L’AUTONOMIA IMPOSITIVA
Per prima cosa è stato esaminato il Grado di autonomia impositiva delle Amministrazioni comunali, ottenuto come incidenza delle entrate tributarie sull’insieme di quelle correnti. In questo ambito gli Enti dell’Isola si mantengono sotto la media nazionale del 63,3%, pur essendo passati dal 30,8% del 2010 al 62,8% del 2015. Ben più distanti, invece, gli esempi più virtuosi rappresentanti dai Comuni di regioni quali Puglia 76% e Umbria (72,5%).
L’AUTONOMIA FINANZIARIA
Altro indicatore preso in esame è quello dell’autonomia finanziaria, che include tra le risorse utilizzabili dalle Amministrazioni anche le entrate extra-tributarie. “Attraverso l’analisi dei dati ottenuti dai Bilanci consuntivi degli Enti locali – ha scritto Alleva nella sua relazione – si osserva che nel 2015 il grado di autonomia finanziaria è pari a circa l’85 per cento (85,3%) a livello nazionale, con un aumento di oltre 26 punti rispetto al 2010”. La quasi totalità dell’incremento nel grado di autonomia finanziaria è riconducibile a una maggiore autonomia impositiva dei Comuni e in questo contesto la realtà isolana ha cominciato a ingranare, pur restando ancora una volta distante dalla media nazionale. L’Isola ha raggiunto nel 2015 il 75,1% di autonomia finanziaria, dunque oltre dieci punti sotto la media italiana e ben distante dalla realtà nazionale più virtuosa, il Piemonte (92,9%).
LA DIPENDENZA ERARIALE
I parametri appena descritti, come evidenziato dallo stesso Alleva, sono abbinati “a una riduzione della dipendenza erariale, in linea con i principi del Federalismo fiscale”. Stando ai dati Istat, infatti, nel 2015 questo indicatore, che racconta l’incidenza dei contributi e trasferimenti statali correnti sulle entrate correnti, risulta di poco inferiore al 5 per cento (4,7%) in media nazionale e, rispetto al 2010, ha subito una diminuzione di quasi 23 punti percentuali”. Ma se “tutti i Comuni del Centro-Nord (con la sola eccezione del Lazio) presentano un grado di dipendenza erariale inferiore alla media nazionale”, in Sicilia i valori si attestano ancora al 7,5% (nonostante un evidente ridimensionamento rispetto al 33,1% del 2010).

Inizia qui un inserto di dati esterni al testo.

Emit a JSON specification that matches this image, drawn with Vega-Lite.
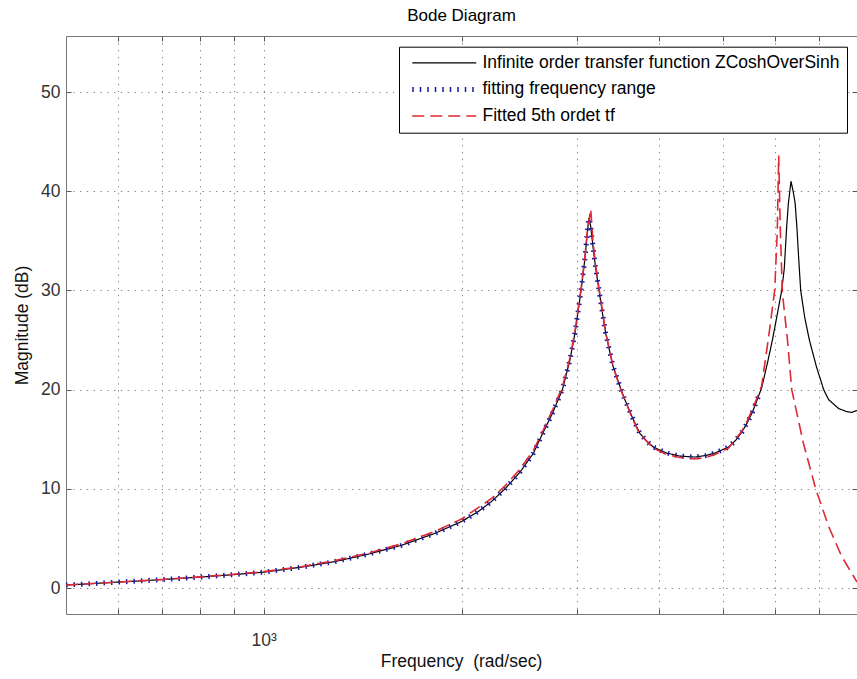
{
  "$schema": "https://vega.github.io/schema/vega-lite/v6.json",
  "width": 791,
  "height": 578,
  "autosize": {"type": "none"},
  "padding": {"left": 66, "top": 36, "right": 0, "bottom": 65},
  "background": "white",
  "title": {"text": "Bode Diagram", "fontSize": 17, "font": "Liberation Sans", "fontWeight": "normal", "color": "#000000", "baseline": "alphabetic", "offset": -2, "frame": "group", "anchor": "middle"},
  "config": {
    "view": {"stroke": null},
    "font": "Liberation Sans",
    "axis": {"domainColor": "#777777", "domainWidth": 1, "tickColor": "#555555", "tickWidth": 1, "labelFont": "Liberation Sans", "labelFontSize": 17.5, "labelColor": "#333333", "titleFont": "Liberation Sans", "titleFontSize": 17.5, "titleFontWeight": "normal", "titleColor": "#111111", "gridColor": "#808080", "gridDash": [1.3, 5.5], "gridOpacity": 1, "gridWidth": 1}
  },
  "datasets": {
    "black": [
      {"f": 500, "db": 0.3}, {"f": 550, "db": 0.45}, {"f": 600, "db": 0.6}, {"f": 650, "db": 0.72}, {"f": 700, "db": 0.85},
      {"f": 800, "db": 1.1}, {"f": 900, "db": 1.35}, {"f": 1000, "db": 1.6}, {"f": 1140, "db": 2.1}, {"f": 1280, "db": 2.65},
      {"f": 1440, "db": 3.4}, {"f": 1620, "db": 4.3}, {"f": 1820, "db": 5.5}, {"f": 2000, "db": 6.7}, {"f": 2120, "db": 7.7},
      {"f": 2220, "db": 8.7}, {"f": 2330, "db": 10.0}, {"f": 2450, "db": 11.6}, {"f": 2574, "db": 13.6}, {"f": 2650, "db": 15.4},
      {"f": 2750, "db": 17.6}, {"f": 2849, "db": 20.0}, {"f": 2925, "db": 23.0}, {"f": 2977, "db": 25.7}, {"f": 3041, "db": 30.0},
      {"f": 3080, "db": 33.0}, {"f": 3105, "db": 35.5}, {"f": 3125, "db": 37.3}, {"f": 3145, "db": 36.5}, {"f": 3170, "db": 34.5},
      {"f": 3200, "db": 32.3}, {"f": 3239, "db": 30.0}, {"f": 3280, "db": 27.6}, {"f": 3315, "db": 25.7}, {"f": 3400, "db": 22.4},
      {"f": 3499, "db": 20.0}, {"f": 3545, "db": 19.0}, {"f": 3640, "db": 17.2}, {"f": 3736, "db": 15.6}, {"f": 3830, "db": 14.8},
      {"f": 3920, "db": 14.2}, {"f": 4107, "db": 13.6}, {"f": 4300, "db": 13.3}, {"f": 4529, "db": 13.2}, {"f": 4700, "db": 13.35},
      {"f": 4859, "db": 13.6}, {"f": 5098, "db": 14.2}, {"f": 5230, "db": 14.9}, {"f": 5341, "db": 15.7}, {"f": 5450, "db": 16.7},
      {"f": 5550, "db": 17.8}, {"f": 5662, "db": 19.3}, {"f": 5728, "db": 20.2}, {"f": 5850, "db": 22.8}, {"f": 5947, "db": 25.0},
      {"f": 6050, "db": 27.6}, {"f": 6144, "db": 30.0}, {"f": 6200, "db": 32.2}, {"f": 6252, "db": 36.4}, {"f": 6290, "db": 38.8},
      {"f": 6348, "db": 41.0}, {"f": 6400, "db": 39.9}, {"f": 6440, "db": 38.8}, {"f": 6480, "db": 36.4}, {"f": 6520, "db": 33.3},
      {"f": 6567, "db": 30.0}, {"f": 6660, "db": 27.3}, {"f": 6770, "db": 25.0}, {"f": 6940, "db": 22.3}, {"f": 7118, "db": 20.0},
      {"f": 7240, "db": 19.0}, {"f": 7500, "db": 18.1}, {"f": 7700, "db": 17.8}, {"f": 7850, "db": 17.7}, {"f": 8000, "db": 17.9}
    ],
    "blue": [
      {"f": 500, "db": 0.3}, {"f": 550, "db": 0.45}, {"f": 600, "db": 0.6}, {"f": 650, "db": 0.72}, {"f": 700, "db": 0.85},
      {"f": 800, "db": 1.1}, {"f": 900, "db": 1.35}, {"f": 1000, "db": 1.6}, {"f": 1140, "db": 2.1}, {"f": 1280, "db": 2.65},
      {"f": 1440, "db": 3.4}, {"f": 1620, "db": 4.3}, {"f": 1820, "db": 5.5}, {"f": 2000, "db": 6.7}, {"f": 2120, "db": 7.7},
      {"f": 2220, "db": 8.7}, {"f": 2330, "db": 10.0}, {"f": 2450, "db": 11.6}, {"f": 2574, "db": 13.6}, {"f": 2650, "db": 15.4},
      {"f": 2750, "db": 17.6}, {"f": 2849, "db": 20.0}, {"f": 2925, "db": 23.0}, {"f": 2977, "db": 25.7}, {"f": 3041, "db": 30.0},
      {"f": 3080, "db": 33.0}, {"f": 3105, "db": 35.5}, {"f": 3125, "db": 37.3}, {"f": 3145, "db": 36.5}, {"f": 3170, "db": 34.5},
      {"f": 3200, "db": 32.3}, {"f": 3239, "db": 30.0}, {"f": 3280, "db": 27.6}, {"f": 3315, "db": 25.7}, {"f": 3400, "db": 22.4},
      {"f": 3499, "db": 20.0}, {"f": 3545, "db": 19.0}, {"f": 3640, "db": 17.2}, {"f": 3736, "db": 15.6}, {"f": 3830, "db": 14.8},
      {"f": 3920, "db": 14.2}, {"f": 4107, "db": 13.6}, {"f": 4300, "db": 13.3}, {"f": 4529, "db": 13.2}, {"f": 4700, "db": 13.35},
      {"f": 4859, "db": 13.6}, {"f": 5098, "db": 14.2}, {"f": 5230, "db": 14.9}, {"f": 5341, "db": 15.7}, {"f": 5450, "db": 16.7},
      {"f": 5550, "db": 17.8}, {"f": 5662, "db": 19.3}
    ],
    "red": [
      {"f": 500, "db": 0.3}, {"f": 600, "db": 0.6}, {"f": 700, "db": 0.86}, {"f": 800, "db": 1.12}, {"f": 900, "db": 1.38},
      {"f": 1000, "db": 1.65}, {"f": 1140, "db": 2.15}, {"f": 1280, "db": 2.75}, {"f": 1440, "db": 3.5}, {"f": 1620, "db": 4.45},
      {"f": 1820, "db": 5.7}, {"f": 2000, "db": 6.95}, {"f": 2220, "db": 9.0}, {"f": 2330, "db": 10.3}, {"f": 2450, "db": 11.9},
      {"f": 2574, "db": 13.9}, {"f": 2650, "db": 15.6}, {"f": 2750, "db": 17.9}, {"f": 2849, "db": 20.3}, {"f": 2925, "db": 23.2},
      {"f": 2977, "db": 25.9}, {"f": 3041, "db": 30.2}, {"f": 3080, "db": 33.2}, {"f": 3110, "db": 36.0}, {"f": 3146, "db": 38.2},
      {"f": 3170, "db": 35.0}, {"f": 3200, "db": 32.6}, {"f": 3239, "db": 30.2}, {"f": 3315, "db": 25.8}, {"f": 3400, "db": 22.4},
      {"f": 3499, "db": 19.9}, {"f": 3640, "db": 17.1}, {"f": 3736, "db": 15.5}, {"f": 3920, "db": 14.1}, {"f": 4107, "db": 13.45},
      {"f": 4300, "db": 13.15}, {"f": 4529, "db": 13.0}, {"f": 4700, "db": 13.15}, {"f": 4859, "db": 13.45}, {"f": 5098, "db": 14.1},
      {"f": 5341, "db": 15.8}, {"f": 5450, "db": 16.9}, {"f": 5550, "db": 18.1}, {"f": 5662, "db": 19.5}, {"f": 5728, "db": 20.4},
      {"f": 5860, "db": 25.0}, {"f": 5995, "db": 30.0}, {"f": 6050, "db": 36.0}, {"f": 6080, "db": 43.6}, {"f": 6115, "db": 36.0},
      {"f": 6160, "db": 29.7}, {"f": 6270, "db": 25.0}, {"f": 6364, "db": 20.0}, {"f": 6630, "db": 14.6}, {"f": 6921, "db": 10.0},
      {"f": 7244, "db": 6.2}, {"f": 7580, "db": 3.2}, {"f": 8000, "db": 0.6}
    ]
  },
  "layer": [
    {
      "data": {"name": "black"},
      "mark": {"type": "line", "strokeWidth": 1.2, "interpolate": "linear"},
      "encoding": {
        "x": {"field": "f", "type": "quantitative", "scale": {"type": "log", "domain": [500, 8000], "nice": false, "zero": false},
          "axis": {"orient": "bottom", "values": [600, 700, 800, 900, 1000, 2000, 3000, 4000, 5000, 6000, 7000], "labelExpr": "datum.value === 1000 ? '10³' : ''", "labelOverlap": false, "labelFlush": false, "grid": true, "tickSize": -5, "labelPadding": 36, "labelBaseline": "alphabetic", "title": "Frequency\u00a0 (rad/sec)", "titleX": 395, "titleY": 52, "titleBaseline": "alphabetic", "titleAlign": "center"}},
        "y": {"field": "db", "type": "quantitative", "scale": {"domain": [-2.62, 55.65], "nice": false, "zero": false},
          "axis": {"orient": "left", "values": [0, 10, 20, 30, 40, 50], "grid": true, "tickSize": -5, "labelPadding": 11, "title": "Magnitude (dB)", "titleX": -39, "titleY": 289, "titleBaseline": "alphabetic", "titleAlign": "center"}},
        "color": {"datum": "Infinite order transfer function ZCoshOverSinh", "type": "nominal",
          "scale": {"domain": ["Infinite order transfer function ZCoshOverSinh", "fitting frequency range", "Fitted 5th ordet tf"], "range": ["#000000", "#1a1aa8", "#dd2a35"]},
          "legend": {"title": null, "orient": "none", "legendX": 333, "legendY": 10.7, "strokeColor": "#000000", "fillColor": "#ffffff", "padding": 7.5, "rowPadding": 6.5, "labelFont": "Liberation Sans", "labelFontSize": 17.5, "labelColor": "#000000", "labelLimit": 1000, "symbolType": "M-8,0H8", "symbolSize": 64, "symbolOffset": 29, "labelOffset": 29.5,
            "encode": {"symbols": {"update": {"strokeWidth": {"signal": "datum.value === 'fitting frequency range' ? 5 : (datum.value === 'Fitted 5th ordet tf' ? 1.6 : 1.2)"}}}}}},
        "strokeDash": {"datum": "Infinite order transfer function ZCoshOverSinh", "type": "nominal",
          "scale": {"domain": ["Infinite order transfer function ZCoshOverSinh", "fitting frequency range", "Fitted 5th ordet tf"], "range": [[1, 0], [1.5, 6], [12, 6]]},
          "legend": {"title": null, "orient": "none", "legendX": 333, "legendY": 10.7, "strokeColor": "#000000", "fillColor": "#ffffff", "padding": 7.5, "rowPadding": 6.5, "labelFont": "Liberation Sans", "labelFontSize": 17.5, "labelColor": "#000000", "labelLimit": 1000, "symbolType": "M-8,0H8", "symbolSize": 64, "symbolOffset": 29, "labelOffset": 29.5,
            "encode": {"symbols": {"update": {"strokeWidth": {"signal": "datum.value === 'fitting frequency range' ? 5 : (datum.value === 'Fitted 5th ordet tf' ? 1.6 : 1.2)"}}}}}}
      }
    },
    {
      "data": {"name": "blue"},
      "mark": {"type": "line", "strokeWidth": 5, "interpolate": "linear"},
      "encoding": {
        "x": {"field": "f", "type": "quantitative", "scale": {"type": "log", "domain": [500, 8000], "nice": false, "zero": false},
          "axis": {"orient": "top", "values": [600, 700, 800, 900, 1000, 2000, 3000, 4000, 5000, 6000, 7000], "labels": false, "grid": false, "tickSize": -5, "title": null}},
        "y": {"field": "db", "type": "quantitative", "scale": {"domain": [-2.62, 55.65], "nice": false, "zero": false},
          "axis": {"orient": "right", "values": [0, 10, 20, 30, 40, 50], "labels": false, "grid": false, "tickSize": -5, "title": null}},
        "color": {"datum": "fitting frequency range", "type": "nominal"},
        "strokeDash": {"datum": "fitting frequency range", "type": "nominal"}
      }
    },
    {
      "data": {"name": "red"},
      "mark": {"type": "line", "strokeWidth": 1.6, "interpolate": "linear"},
      "encoding": {
        "x": {"field": "f", "type": "quantitative", "scale": {"type": "log", "domain": [500, 8000], "nice": false, "zero": false}, "axis": null},
        "y": {"field": "db", "type": "quantitative", "scale": {"domain": [-2.62, 55.65], "nice": false, "zero": false}, "axis": null},
        "color": {"datum": "Fitted 5th ordet tf", "type": "nominal"},
        "strokeDash": {"datum": "Fitted 5th ordet tf", "type": "nominal"}
      }
    }
  ],
  "resolve": {"axis": {"x": "independent", "y": "independent"}}
}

Dunque, ricapitolando, i Comuni Siciliani hanno ridotto la propria dipendenza dai trasferimenti, incrementando la capacità di incassare risorse proprie per poter camminare sulle proprie gambe. Un processo certamente virtuoso, ma ancora incompleto, se è vero che media nazionale ed Enti delle regioni più virtuose presentano dati nettamente migliori.
LE SPESE PER IL PERSONALE
Quella che probabilmente è la nota più dolente, però, è sempre la stessa, ovvero l’incidenza delle spese per il personale sulle entrate correnti dei Comuni siciliani: una zavorra che ingessa i bilanci e non permette di liberare risorse destinate a finanziare gli investimenti, indispensabili per favorire lo sviluppo e l’occupazione, anche a livello locale. Analizzando i dati Istat, infatti, risulta evidente come lo sforzo fatto per contenere i costi dei dipendenti siano ancora insufficienti. Sebbene infatti si sia passati dal 37% del 2010 al 30,8% del 2015, in nessuna regione del nostro Paese ci sono Comuni che mostrano valori peggiori di quelli isolani. E così ci sono ben 12 punti percentuali distanza con la media italiana, ferma al 22,8%.
Tornando a quanto accennato in precedenza, quindi, “Si può fare di più”, lo impongono le regole della buona amministrazione e le nuove esigenze dei cittadini. Quella che pagava stipendi improduttivi, infatti, è una politica che non paga più. Al contrario, è necessaria una gestione virtuosa delle risorse disponibili, che investendo sul territorio possa dare alla Sicilia quella spinta necessaria a colmare il gap accumulato con le migliori regioni d’Italia e con il resto d’Europa. La strada è tracciata, adesso spetta ai nostri sindaci percorrerla nel più breve tempo possibile.